The point of SPL, as I see it, is not to advance secularism, but rather to advance the pro-life movement from a secular perspective. As they do so, it’s natural for them to make friends among religious pro-lifers. In my opinion, the religious pro-lifers stand to gain quite a bit more from SPL than the other way around in terms of intellectual credibility; in terms of resources, however, quite the opposite is true. I don’t think anyone needs to apologize for this.
(As an illustration of one of my points above, I’ve been impressed with SPL’s ability to clearly and openly discuss the issue of bodily integrity with regards to the abortion debate…It is SPL’s willingness to delve seriously into all the philosophical dimensions of the abortion debate that makes me believe they will grow to have a huge influence on the pro-life movement.)
This is very true. Although I come from a religious background I dont know of any decent religious arguments against abortion.
In fact the arguments which dismiss the personhood of the fetus are interesting in that they invoke a philosophical interpretation on the debate (and replace personhood with soul and its an old fashioned religious argument).
This is very interesting to me, I never thought of it like that. People reject the concept of a soul because it's supposedly purely a religious thing, yet they argue about what constitutes "personhood". Because there is no arguing that it is a human being. So they resort to "person" which is synonymous with "soul" from what I can tell. Kind of hypocritical of them, no?
I know what you are saying. I like your site, because while I am religious, my reasons for being pro-life are not. I find pictures of Mary and signs with Bible verses that vaguely speak on pre-born life to be confusing and off-putting from the message you are trying to convey. We are trying to say, your baby is alive, please don't kill it. How does a picture of Mary convey that to anyone who is not Catholic?
Now, and I am going to say it.

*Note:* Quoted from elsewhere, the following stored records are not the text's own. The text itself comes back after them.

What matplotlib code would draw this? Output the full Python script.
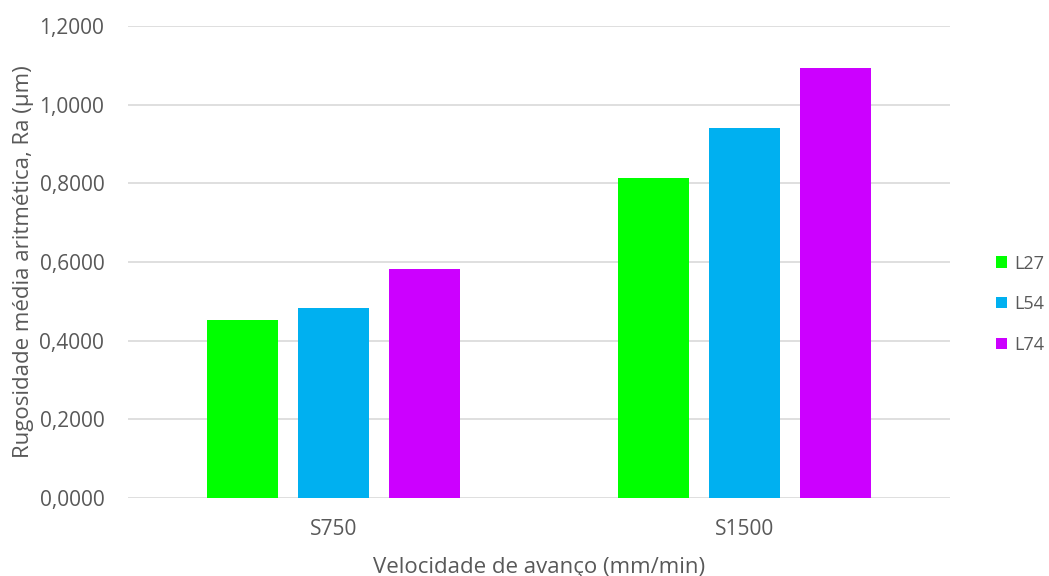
import numpy as np
import matplotlib.pyplot as plt

# valores
categorias = ['S750', 'S1500']
series = ['L27', 'L54', 'L74']
l27 = [0.452, 0.814]
l54 = [0.482, 0.941]
l74 = [0.582, 1.094]
cores = ['#00ff00', '#00b0f0', '#cc00ff']

plt.rcParams['font.family'] = ['Open Sans', 'DejaVu Sans']
cinza = '#595959'

fig = plt.figure(figsize=(10.49, 5.76), dpi=100)
ax = fig.add_axes([0.122, 0.1354, 0.7836, 0.8195])

x = np.arange(len(categorias))
largura = 0.175
passo = 0.2214
for i, (valores, cor, nome) in enumerate(zip([l27, l54, l74], cores, series)):
    ax.bar(x + (i - 1) * passo, valores, largura, color=cor, label=nome, zorder=3)

ax.set_xlim(-0.5, 1.5)
ax.set_ylim(0, 1.2)
ax.set_yticks(np.arange(0, 1.21, 0.2))
ax.set_yticklabels([f'{v:.4f}'.replace('.', ',') for v in np.arange(0, 1.21, 0.2)])
ax.set_xticks(x)
ax.set_xticklabels(categorias)
ax.yaxis.grid(True, color='#d9d9d9', linewidth=1.2, zorder=0)
ax.set_axisbelow(True)
for s in ['top', 'right', 'left', 'bottom']:
    ax.spines[s].set_visible(False)
ax.tick_params(axis='both', length=0, colors=cinza, labelsize=15)
ax.tick_params(axis='y', pad=17)
ax.tick_params(axis='x', pad=15)

ax.set_xlabel('Velocidade de avanço (mm/min)', fontsize=16, color=cinza, labelpad=12)
ax.set_ylabel('Rugosidade média aritmética, Ra (µm)', fontsize=16, color=cinza, labelpad=4)

fig.legend(loc='center left', bbox_to_anchor=(0.934, 0.472), frameon=False,
           handlelength=0.6, handleheight=0.6, handletextpad=0.4,
           labelspacing=1.25, fontsize=13, labelcolor=cinza)

fig.savefig('out.png', dpi=100)
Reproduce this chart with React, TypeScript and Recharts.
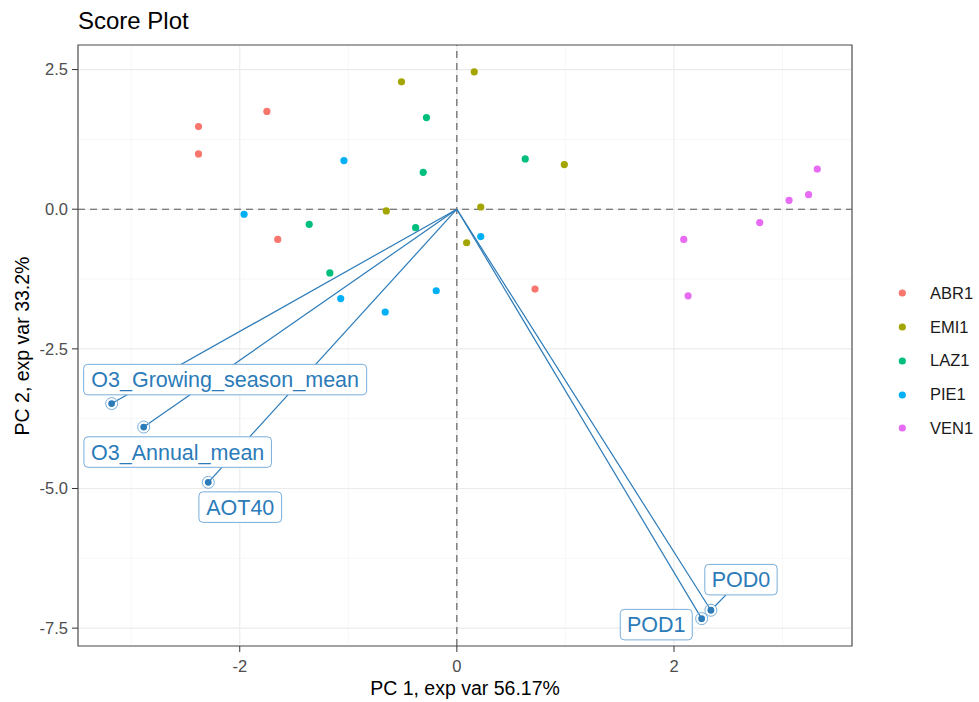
import React from 'react';
import { ScatterChart, Scatter, XAxis, YAxis, CartesianGrid, ReferenceLine, ReferenceArea } from 'recharts';

const groupNames = ['ABR1', 'EMI1', 'LAZ1', 'PIE1', 'VEN1'];
const groupColors = ['#F8766D', '#A3A500', '#00BF7D', '#00B0F6', '#E76BF3'];

// PCA scores
const abr1X = [-2.38, -2.38, -1.75, -1.65, 0.72];
const abr1Y = [1.48, 0.99, 1.75, -0.54, -1.43];
const emi1X = [-0.51, -0.65, 0.09, 0.16, 0.99, 0.22];
const emi1Y = [2.28, -0.03, -0.6, 2.46, 0.8, 0.04];
const laz1X = [-0.28, -0.31, -1.36, -0.38, -1.17, 0.63];
const laz1Y = [1.64, 0.66, -0.27, -0.33, -1.14, 0.9];
const pie1X = [-1.04, -1.96, -1.07, -0.66, -0.19, 0.22];
const pie1Y = [0.87, -0.09, -1.6, -1.84, -1.46, -0.49];
const ven1X = [2.09, 2.13, 2.79, 3.06, 3.24, 3.32];
const ven1Y = [-0.54, -1.55, -0.24, 0.16, 0.26, 0.72];

// loading arrows (tips)
const loadingNames = ['O3_Growing_season_mean', 'O3_Annual_mean', 'AOT40', 'POD0', 'POD1'];
const loadingX = [-3.18, -2.885, -2.29, 2.34, 2.255];
const loadingY = [-3.48, -3.9, -4.89, -7.18, -7.33];

const xTicks = [-2, 0, 2];
const xMinorTicks = [-3, -1, 1, 3];
const yTicks = [-7.5, -5, -2.5, 0, 2.5];
const yMinorTicks = [-6.25, -3.75, -1.25, 1.25];
const xDomain = [-3.49, 3.64];
const yDomain = [-7.82, 2.94];

const groupX = [abr1X, emi1X, laz1X, pie1X, ven1X];
const groupY = [abr1Y, emi1Y, laz1Y, pie1Y, ven1Y];
const groupData = groupNames.map((g, i) => groupX[i].map((x, j) => ({ x, y: groupY[i][j] })));
const loadingData = loadingNames.map((name, i) => ({ name, x: loadingX[i], y: loadingY[i] }));

const BLUE = '#2B7BB9';
const BOX_BORDER = '#78ADDA';
const BOX_H = 30.5;
const FONT = '"Liberation Sans", Arial, sans-serif';

// where the repelled label boxes ended up, in px from the arrow tip
const labelLayout: Record<string, { dx: number; dy: number; w: number }> = {
  O3_Growing_season_mean: { dx: 113.5, dy: -24, w: 283 },
  O3_Annual_mean: { dx: 34, dy: 25, w: 187.5 },
  AOT40: { dx: 32, dy: 24.8, w: 82.7 },
  POD0: { dx: 30.1, dy: -30.6, w: 72.3 },
  POD1: { dx: -45.4, dy: 6, w: 72 },
};

const Dot = (props: any) => <circle cx={props.cx} cy={props.cy} r={3.6} fill={props.fill} />;
const Empty = () => <g />;

const LoadingTip = (props: any) => {
  const { cx, cy, payload } = props;
  const lay = labelLayout[payload.name];
  const bx = cx + lay.dx;
  const by = cy + lay.dy;
  const left = bx - lay.w / 2;
  const right = bx + lay.w / 2;
  const top = by - BOX_H / 2;
  const bottom = by + BOX_H / 2;
  const nx = Math.min(Math.max(cx, left), right);
  const ny = Math.min(Math.max(cy, top), bottom);
  let seg = null;
  if (Math.hypot(cx - nx, cy - ny) > 12) {
    const ddx = bx - cx;
    const ddy = by - cy;
    const tx = cx < left ? (left - cx) / ddx : cx > right ? (right - cx) / ddx : 0;
    const ty = cy < top ? (top - cy) / ddy : cy > bottom ? (bottom - cy) / ddy : 0;
    const t = Math.max(tx, ty);
    const s = 6 / Math.hypot(ddx, ddy);
    seg = (
      <line x1={cx + ddx * s} y1={cy + ddy * s} x2={cx + ddx * t} y2={cy + ddy * t} stroke={BLUE} strokeWidth={1.2} />
    );
  }
  return (
    <g>
      {seg}
      <circle cx={cx} cy={cy} r={6} fill="none" stroke={BOX_BORDER} strokeWidth={1} />
      <circle cx={cx} cy={cy} r={3.4} fill={BLUE} />
      <rect x={left} y={top} width={lay.w} height={BOX_H} rx={4} fill="#fff" stroke={BOX_BORDER} strokeWidth={1} />
      <text x={bx} y={by} dy="0.36em" textAnchor="middle" fontSize={21.5} fill={BLUE} fontFamily={FONT}>
        {payload.name}
      </text>
    </g>
  );
};

const GroupLegend = () => (
  <div style={{ position: 'absolute', left: 890, top: 276.5, fontFamily: FONT }}>
    {groupNames.map((g, i) => (
      <div key={g} style={{ height: 33.75, display: 'flex', alignItems: 'center' }}>
        <svg width={40} height={20}>
          <circle cx={12.3} cy={10} r={3.6} fill={groupColors[i]} />
        </svg>
        <span style={{ fontSize: 16.5, color: '#1a1a1a' }}>{g}</span>
      </div>
    ))}
  </div>
);

export default function App() {
  return (
    <div style={{ position: 'relative', width: 979, height: 702, background: '#fff', fontFamily: FONT }}>
      <style>{`body{margin:0}`}</style>
      <div style={{ position: 'absolute', left: 78, top: 9, fontSize: 24, lineHeight: 1, color: '#000' }}>Score Plot</div>
      <div style={{ position: 'absolute', left: 78, width: 774, top: 678.5, fontSize: 19.5, lineHeight: 1, textAlign: 'center', color: '#000' }}>
        PC 1, exp var 56.17%
      </div>
      <div
        style={{
          position: 'absolute',
          left: 22.5,
          top: 345.5,
          fontSize: 19.5,
          lineHeight: 1,
          whiteSpace: 'nowrap',
          color: '#000',
          transform: 'translate(-50%, -50%) rotate(-90deg)',
        }}
      >
        PC 2, exp var 33.2%
      </div>
      <ScatterChart width={979} height={702} margin={{ top: 45, right: 127, bottom: 26, left: 28 }}>
        <XAxis xAxisId="minor" type="number" dataKey="x" domain={xDomain} ticks={xMinorTicks} allowDataOverflow hide />
        <YAxis yAxisId="minor" type="number" dataKey="y" domain={yDomain} ticks={yMinorTicks} allowDataOverflow hide />
        <CartesianGrid xAxisId="minor" yAxisId="minor" stroke="#F2F2F2" strokeWidth={0.6} />
        <CartesianGrid stroke="#EBEBEB" strokeWidth={1.1} />
        <XAxis
          type="number"
          dataKey="x"
          domain={xDomain}
          ticks={xTicks}
          allowDataOverflow
          height={30}
          axisLine={false}
          tickSize={6}
          tickMargin={8}
          tickLine={{ stroke: '#333' }}
          tick={{ fill: '#4D4D4D', fontSize: 16.5, fontFamily: FONT }}
        />
        <YAxis
          type="number"
          dataKey="y"
          domain={yDomain}
          ticks={yTicks}
          allowDataOverflow
          width={50}
          axisLine={false}
          tickSize={6}
          tickMargin={4}
          tickLine={{ stroke: '#333' }}
          tickFormatter={(v: number) => v.toFixed(1)}
          tick={{ fill: '#4D4D4D', fontSize: 16.5, fontFamily: FONT }}
        />
        <ReferenceLine x={0} stroke="#555" strokeDasharray="7 5" strokeWidth={1.1} />
        <ReferenceLine y={0} stroke="#555" strokeDasharray="7 5" strokeWidth={1.1} />
        <ReferenceArea x1={xDomain[0]} x2={xDomain[1]} y1={yDomain[0]} y2={yDomain[1]} fill="none" stroke="#555" strokeWidth={1.2} />
        {groupNames.map((g, i) => (
          <Scatter key={g} name={g} data={groupData[i]} fill={groupColors[i]} shape={Dot} isAnimationActive={false} />
        ))}
        {loadingData.map((l) => (
          <Scatter
            key={'arrow-' + l.name}
            name={'arrow-' + l.name}
            data={[{ x: 0, y: 0 }, { x: l.x, y: l.y }]}
            line={{ stroke: BLUE, strokeWidth: 1.2 }}
            shape={Empty}
            isAnimationActive={false}
          />
        ))}
        <Scatter name="loadings" data={loadingData} shape={LoadingTip} isAnimationActive={false} />
      </ScatterChart>
      <GroupLegend />
    </div>
  );
}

I don't believe that women who are raped should get abortions because the baby is not at fault. No one would expect her to have to raise that child if she didn't want to. But the point is if you are going to go at it logically, you can't say that the pre-born is a person except in the case of rape.
In reference to the rape exception/lack thereof, I and a couple others at SPL don't argue for the exception because the pre-born is suddenly not a person. It's more about competing rights. If you're curious: http://blog.secularprolife.org/2012/04/arguing-for-rape-exception.html
There's a positive correlation between religiousness and support for "pro-life". It's not "ironic" to claim that "secular pro life" is secretly religious. The only way to avoid massive cognitive dissonance while supporting "pro-life" policies is to be religious. Just because you may be suffering from cognitive dissonance, doesn't mean that the claims that "secular pro life" is actually religious in intent are false.
And there is *no* way to avoid massive cognitive dissonance while supporting "pro-choice" policies.
See, I can throw claims around without any elaboration too.
secular repeal of health care reform law?
secular stand your ground gun legislation?
secular invasion of Iran and unrestricted diplatmatic aid to Israel?
secular Defense of Marraige act?
All of these ideas are either nonsensical, oxymoronic, or secretely religious.
Being allied with religious pro-lifers is not a problem. Christians who come in and say, "I believe in god, you don't. while we both want to see the pre-born protected for rationale that we may have developed independently, lets work on the common ground." that is fine. That is great. You are right, it is not the secular that is the focus, it is the pro-life. The secular is the means.
That being said, to endorse the other talking points upon which there is not agreement between the secular and the non-secular, that is where SPL can run into trouble. Linking to a blog, as was the case before, is endorsing. Endorsing an abstinence only view, or mentioning how terrible the "gay lifestyle" is is either contradictory to the pro-life movement (where pro-life is the one and only focus) or irrelevant. You want to endorse those blogs that give a fresh take on the SPL views, not blogs with which there is one point of commonality, and many more which are murky or in opposition.
I think it is a good think those other links are no longer prominent.
How "secular" is a blog that copies postings from a self-avowed anti-secular tea party activist? (I'm talking about you, Timmerie)
"Secular" pro-life is an absolute joke.
The idea that secular folk can't be pro-life is just bizarre. You don't need to be religious to empathise with unborn children and wish for them to live.
The love and protectiveness I feel for my unborn child has nothing to do with any dogma or supernatural being — in fact I am an atheist and morally opposed to religion. I just think my baby deserves to live, regardless of how drastically it will change my life, how "inconvenient" it will be, how hard it will be to be a single mother, how much social ostracism I will face because young/single women are "supposed" to abort their unplanned pregnancies and are by default "incapable" of being good parents.
It's my baby and it needs my protection, so as far as I'm concerned the only moral thing to do is to protect it.
This is admittedly an emotional argument, but throughout the whole pregnancy I have been counselled that my emotions are important, and certainly a legitimate reason to not have an unwanted abortion that has nothing to do with imaginary supernatural beings.